From the entries that follow, extract each line holding the string "matplotlib".

Charts and diagrams as code —
════════════════════

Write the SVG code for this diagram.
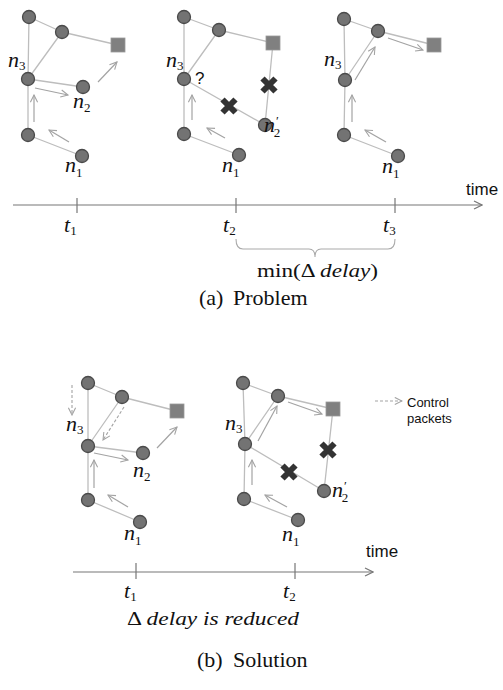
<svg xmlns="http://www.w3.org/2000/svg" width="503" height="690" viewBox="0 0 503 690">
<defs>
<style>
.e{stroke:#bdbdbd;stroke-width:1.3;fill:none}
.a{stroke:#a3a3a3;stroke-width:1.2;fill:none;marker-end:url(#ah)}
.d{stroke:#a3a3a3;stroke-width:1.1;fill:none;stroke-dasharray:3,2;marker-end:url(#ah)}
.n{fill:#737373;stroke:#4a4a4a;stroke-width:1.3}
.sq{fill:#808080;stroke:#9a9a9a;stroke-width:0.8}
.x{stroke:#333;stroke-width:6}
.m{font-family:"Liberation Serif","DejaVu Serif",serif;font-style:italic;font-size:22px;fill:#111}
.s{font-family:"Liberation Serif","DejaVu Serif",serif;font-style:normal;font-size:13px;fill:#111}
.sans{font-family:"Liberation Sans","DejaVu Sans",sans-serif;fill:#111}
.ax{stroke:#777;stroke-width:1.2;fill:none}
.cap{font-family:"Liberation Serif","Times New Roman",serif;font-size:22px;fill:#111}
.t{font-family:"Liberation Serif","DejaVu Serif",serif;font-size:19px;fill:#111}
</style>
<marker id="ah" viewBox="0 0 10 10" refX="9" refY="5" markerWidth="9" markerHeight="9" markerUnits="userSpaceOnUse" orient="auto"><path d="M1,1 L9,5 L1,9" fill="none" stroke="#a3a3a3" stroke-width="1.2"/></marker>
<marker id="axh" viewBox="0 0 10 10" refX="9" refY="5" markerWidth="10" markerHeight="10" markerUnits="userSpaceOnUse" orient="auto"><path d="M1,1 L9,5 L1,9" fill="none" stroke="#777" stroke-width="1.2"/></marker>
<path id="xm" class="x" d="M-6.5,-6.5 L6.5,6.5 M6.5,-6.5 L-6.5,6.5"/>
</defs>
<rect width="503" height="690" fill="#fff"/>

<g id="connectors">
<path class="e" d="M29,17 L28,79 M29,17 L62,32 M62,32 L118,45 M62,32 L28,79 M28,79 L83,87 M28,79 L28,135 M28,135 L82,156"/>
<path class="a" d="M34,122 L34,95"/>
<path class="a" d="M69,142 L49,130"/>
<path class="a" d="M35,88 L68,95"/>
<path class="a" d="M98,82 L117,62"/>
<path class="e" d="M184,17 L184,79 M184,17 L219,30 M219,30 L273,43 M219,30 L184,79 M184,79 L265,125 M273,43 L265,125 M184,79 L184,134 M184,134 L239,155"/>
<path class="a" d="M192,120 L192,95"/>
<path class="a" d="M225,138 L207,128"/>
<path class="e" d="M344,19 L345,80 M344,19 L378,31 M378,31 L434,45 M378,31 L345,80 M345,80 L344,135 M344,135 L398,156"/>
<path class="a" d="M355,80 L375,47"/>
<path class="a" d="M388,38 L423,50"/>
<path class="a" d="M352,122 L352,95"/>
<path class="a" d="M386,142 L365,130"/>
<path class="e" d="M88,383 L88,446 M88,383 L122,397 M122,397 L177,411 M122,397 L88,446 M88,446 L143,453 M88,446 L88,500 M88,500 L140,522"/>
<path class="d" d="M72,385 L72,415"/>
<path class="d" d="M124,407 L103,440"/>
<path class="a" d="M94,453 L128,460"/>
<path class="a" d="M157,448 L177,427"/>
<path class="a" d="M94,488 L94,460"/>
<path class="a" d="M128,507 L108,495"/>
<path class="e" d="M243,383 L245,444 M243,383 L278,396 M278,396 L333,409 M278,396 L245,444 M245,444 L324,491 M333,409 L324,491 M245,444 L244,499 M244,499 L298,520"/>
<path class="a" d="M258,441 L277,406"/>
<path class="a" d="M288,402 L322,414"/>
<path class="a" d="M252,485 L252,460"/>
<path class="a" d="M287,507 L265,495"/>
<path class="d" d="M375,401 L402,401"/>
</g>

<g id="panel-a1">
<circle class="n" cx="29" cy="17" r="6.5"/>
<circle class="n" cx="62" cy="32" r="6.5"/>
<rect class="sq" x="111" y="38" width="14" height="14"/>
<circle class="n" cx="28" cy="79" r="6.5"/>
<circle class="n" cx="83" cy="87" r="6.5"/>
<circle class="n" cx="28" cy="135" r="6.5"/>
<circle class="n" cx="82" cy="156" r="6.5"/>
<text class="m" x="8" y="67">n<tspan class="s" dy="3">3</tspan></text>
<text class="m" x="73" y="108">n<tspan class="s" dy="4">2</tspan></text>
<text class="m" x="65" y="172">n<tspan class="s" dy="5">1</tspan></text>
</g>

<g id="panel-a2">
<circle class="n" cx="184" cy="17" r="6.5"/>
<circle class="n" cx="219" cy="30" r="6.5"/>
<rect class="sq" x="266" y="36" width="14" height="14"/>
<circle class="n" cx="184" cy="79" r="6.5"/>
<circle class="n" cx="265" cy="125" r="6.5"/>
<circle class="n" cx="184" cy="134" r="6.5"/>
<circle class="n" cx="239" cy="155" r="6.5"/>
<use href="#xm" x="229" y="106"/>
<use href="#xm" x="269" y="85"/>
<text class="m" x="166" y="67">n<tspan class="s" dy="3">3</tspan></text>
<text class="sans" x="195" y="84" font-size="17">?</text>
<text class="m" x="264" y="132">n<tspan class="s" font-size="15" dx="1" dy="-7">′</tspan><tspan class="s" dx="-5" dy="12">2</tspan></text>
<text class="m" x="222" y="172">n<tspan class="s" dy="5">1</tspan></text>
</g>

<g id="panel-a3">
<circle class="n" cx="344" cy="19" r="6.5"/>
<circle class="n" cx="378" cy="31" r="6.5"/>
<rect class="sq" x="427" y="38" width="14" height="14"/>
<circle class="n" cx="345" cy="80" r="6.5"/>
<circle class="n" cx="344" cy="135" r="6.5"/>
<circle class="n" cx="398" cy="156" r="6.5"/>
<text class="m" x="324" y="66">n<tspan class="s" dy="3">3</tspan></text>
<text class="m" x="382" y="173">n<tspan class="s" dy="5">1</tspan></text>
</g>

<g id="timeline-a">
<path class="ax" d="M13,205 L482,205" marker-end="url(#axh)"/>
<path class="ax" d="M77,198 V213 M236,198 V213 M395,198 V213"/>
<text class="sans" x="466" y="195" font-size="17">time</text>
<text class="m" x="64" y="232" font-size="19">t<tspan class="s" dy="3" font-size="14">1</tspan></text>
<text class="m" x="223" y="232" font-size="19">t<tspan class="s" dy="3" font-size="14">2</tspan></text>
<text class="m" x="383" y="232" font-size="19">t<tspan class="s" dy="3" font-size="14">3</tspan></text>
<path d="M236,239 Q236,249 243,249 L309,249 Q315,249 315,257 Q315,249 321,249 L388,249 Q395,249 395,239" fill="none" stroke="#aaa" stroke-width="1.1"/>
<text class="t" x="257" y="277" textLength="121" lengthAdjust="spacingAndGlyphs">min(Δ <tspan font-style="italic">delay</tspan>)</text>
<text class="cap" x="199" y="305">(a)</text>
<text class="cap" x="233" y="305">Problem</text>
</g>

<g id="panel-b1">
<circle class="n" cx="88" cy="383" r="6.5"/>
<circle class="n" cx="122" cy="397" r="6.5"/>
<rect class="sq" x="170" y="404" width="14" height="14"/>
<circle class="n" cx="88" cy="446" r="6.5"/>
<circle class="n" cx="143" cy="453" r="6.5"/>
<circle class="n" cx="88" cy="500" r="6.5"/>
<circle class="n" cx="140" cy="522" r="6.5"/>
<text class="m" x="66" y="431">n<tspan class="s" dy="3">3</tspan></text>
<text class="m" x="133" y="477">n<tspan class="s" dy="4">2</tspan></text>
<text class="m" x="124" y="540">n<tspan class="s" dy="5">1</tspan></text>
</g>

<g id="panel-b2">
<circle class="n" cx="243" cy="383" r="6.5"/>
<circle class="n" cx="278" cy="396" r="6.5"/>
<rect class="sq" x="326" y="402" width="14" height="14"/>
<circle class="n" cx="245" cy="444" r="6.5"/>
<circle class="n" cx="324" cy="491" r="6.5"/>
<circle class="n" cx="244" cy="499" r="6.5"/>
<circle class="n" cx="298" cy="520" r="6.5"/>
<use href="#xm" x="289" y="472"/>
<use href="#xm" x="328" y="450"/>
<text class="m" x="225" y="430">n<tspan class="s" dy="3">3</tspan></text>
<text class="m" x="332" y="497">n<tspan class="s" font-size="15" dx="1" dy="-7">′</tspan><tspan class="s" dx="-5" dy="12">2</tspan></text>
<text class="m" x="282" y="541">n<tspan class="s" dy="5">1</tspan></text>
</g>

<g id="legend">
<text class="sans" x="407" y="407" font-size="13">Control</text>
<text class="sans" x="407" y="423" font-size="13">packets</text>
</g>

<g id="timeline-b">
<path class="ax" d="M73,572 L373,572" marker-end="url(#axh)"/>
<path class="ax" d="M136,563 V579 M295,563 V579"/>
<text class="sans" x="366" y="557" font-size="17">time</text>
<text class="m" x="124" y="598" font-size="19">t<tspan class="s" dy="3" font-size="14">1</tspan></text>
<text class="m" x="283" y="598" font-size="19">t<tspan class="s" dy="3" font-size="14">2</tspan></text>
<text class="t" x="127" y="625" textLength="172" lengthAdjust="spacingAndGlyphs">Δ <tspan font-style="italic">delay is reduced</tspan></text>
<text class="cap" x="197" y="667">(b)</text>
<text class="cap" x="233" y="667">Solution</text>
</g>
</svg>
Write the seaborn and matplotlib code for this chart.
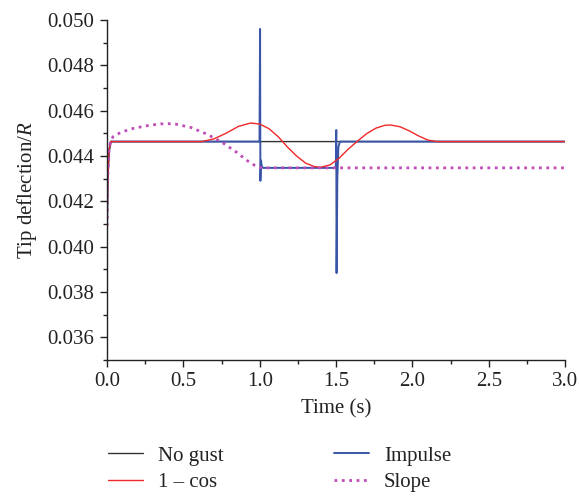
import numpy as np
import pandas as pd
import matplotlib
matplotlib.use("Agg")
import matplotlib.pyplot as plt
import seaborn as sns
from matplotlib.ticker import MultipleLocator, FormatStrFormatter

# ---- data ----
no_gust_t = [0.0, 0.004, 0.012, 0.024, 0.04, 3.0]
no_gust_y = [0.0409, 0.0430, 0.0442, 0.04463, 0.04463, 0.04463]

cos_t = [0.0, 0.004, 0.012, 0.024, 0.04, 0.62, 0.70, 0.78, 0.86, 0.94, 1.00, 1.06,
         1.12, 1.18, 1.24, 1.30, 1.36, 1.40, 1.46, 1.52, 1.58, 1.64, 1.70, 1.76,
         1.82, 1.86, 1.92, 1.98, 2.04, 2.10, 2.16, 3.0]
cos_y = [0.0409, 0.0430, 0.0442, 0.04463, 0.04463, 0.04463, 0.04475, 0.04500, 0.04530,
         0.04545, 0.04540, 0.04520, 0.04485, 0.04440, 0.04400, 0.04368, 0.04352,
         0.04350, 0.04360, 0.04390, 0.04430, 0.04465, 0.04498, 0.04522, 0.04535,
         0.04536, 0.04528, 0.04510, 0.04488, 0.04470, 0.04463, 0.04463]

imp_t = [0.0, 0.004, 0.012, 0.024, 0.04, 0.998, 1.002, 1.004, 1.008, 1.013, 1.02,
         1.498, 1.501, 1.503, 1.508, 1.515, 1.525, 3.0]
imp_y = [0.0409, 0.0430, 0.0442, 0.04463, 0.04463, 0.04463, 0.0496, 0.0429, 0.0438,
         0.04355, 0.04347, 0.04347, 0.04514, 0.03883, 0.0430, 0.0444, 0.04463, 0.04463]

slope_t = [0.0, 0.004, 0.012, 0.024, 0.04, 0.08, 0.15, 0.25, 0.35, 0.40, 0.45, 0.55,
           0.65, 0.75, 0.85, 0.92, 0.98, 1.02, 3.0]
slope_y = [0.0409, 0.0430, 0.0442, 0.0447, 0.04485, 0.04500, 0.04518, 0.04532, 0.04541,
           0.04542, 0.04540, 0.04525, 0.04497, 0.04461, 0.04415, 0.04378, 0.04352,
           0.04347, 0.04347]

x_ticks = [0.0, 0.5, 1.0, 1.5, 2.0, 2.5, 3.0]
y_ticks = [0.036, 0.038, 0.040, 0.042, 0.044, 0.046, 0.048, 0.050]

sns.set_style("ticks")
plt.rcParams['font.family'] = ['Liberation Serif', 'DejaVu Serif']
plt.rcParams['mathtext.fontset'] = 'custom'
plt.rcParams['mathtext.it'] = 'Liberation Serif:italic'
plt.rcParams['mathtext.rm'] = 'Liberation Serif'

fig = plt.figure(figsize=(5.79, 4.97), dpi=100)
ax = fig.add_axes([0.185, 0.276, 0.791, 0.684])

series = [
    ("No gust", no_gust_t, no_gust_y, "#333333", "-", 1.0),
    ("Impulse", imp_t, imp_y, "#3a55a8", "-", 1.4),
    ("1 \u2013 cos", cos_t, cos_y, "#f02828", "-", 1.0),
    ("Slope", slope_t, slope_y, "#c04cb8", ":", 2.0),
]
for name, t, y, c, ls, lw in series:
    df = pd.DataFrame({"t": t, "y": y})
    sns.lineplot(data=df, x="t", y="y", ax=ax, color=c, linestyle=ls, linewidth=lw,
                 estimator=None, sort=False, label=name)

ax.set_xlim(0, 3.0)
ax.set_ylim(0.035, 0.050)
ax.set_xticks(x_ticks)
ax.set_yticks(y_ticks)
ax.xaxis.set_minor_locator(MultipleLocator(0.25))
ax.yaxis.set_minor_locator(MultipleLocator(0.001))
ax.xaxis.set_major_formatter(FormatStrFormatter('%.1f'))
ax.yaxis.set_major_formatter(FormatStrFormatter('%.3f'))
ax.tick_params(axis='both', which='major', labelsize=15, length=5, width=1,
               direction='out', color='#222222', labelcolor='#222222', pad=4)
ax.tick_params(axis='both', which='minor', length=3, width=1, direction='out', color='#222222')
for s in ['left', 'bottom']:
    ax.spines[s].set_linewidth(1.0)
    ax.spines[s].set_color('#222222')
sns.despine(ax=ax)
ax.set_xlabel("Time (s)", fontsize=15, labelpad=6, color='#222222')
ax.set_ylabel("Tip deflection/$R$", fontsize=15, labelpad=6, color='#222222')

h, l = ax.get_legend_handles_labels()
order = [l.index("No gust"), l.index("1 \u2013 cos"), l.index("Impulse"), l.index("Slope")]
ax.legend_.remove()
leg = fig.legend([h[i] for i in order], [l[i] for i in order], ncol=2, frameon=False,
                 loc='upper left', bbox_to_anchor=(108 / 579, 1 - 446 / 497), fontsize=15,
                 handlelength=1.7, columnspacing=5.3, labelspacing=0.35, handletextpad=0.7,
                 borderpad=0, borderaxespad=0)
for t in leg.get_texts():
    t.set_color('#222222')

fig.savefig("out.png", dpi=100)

════════════════════

Output for this exercise —
Write the seaborn and matplotlib code for this chart.
import matplotlib
matplotlib.use("Agg")
import matplotlib.pyplot as plt
from matplotlib.ticker import MultipleLocator, FormatStrFormatter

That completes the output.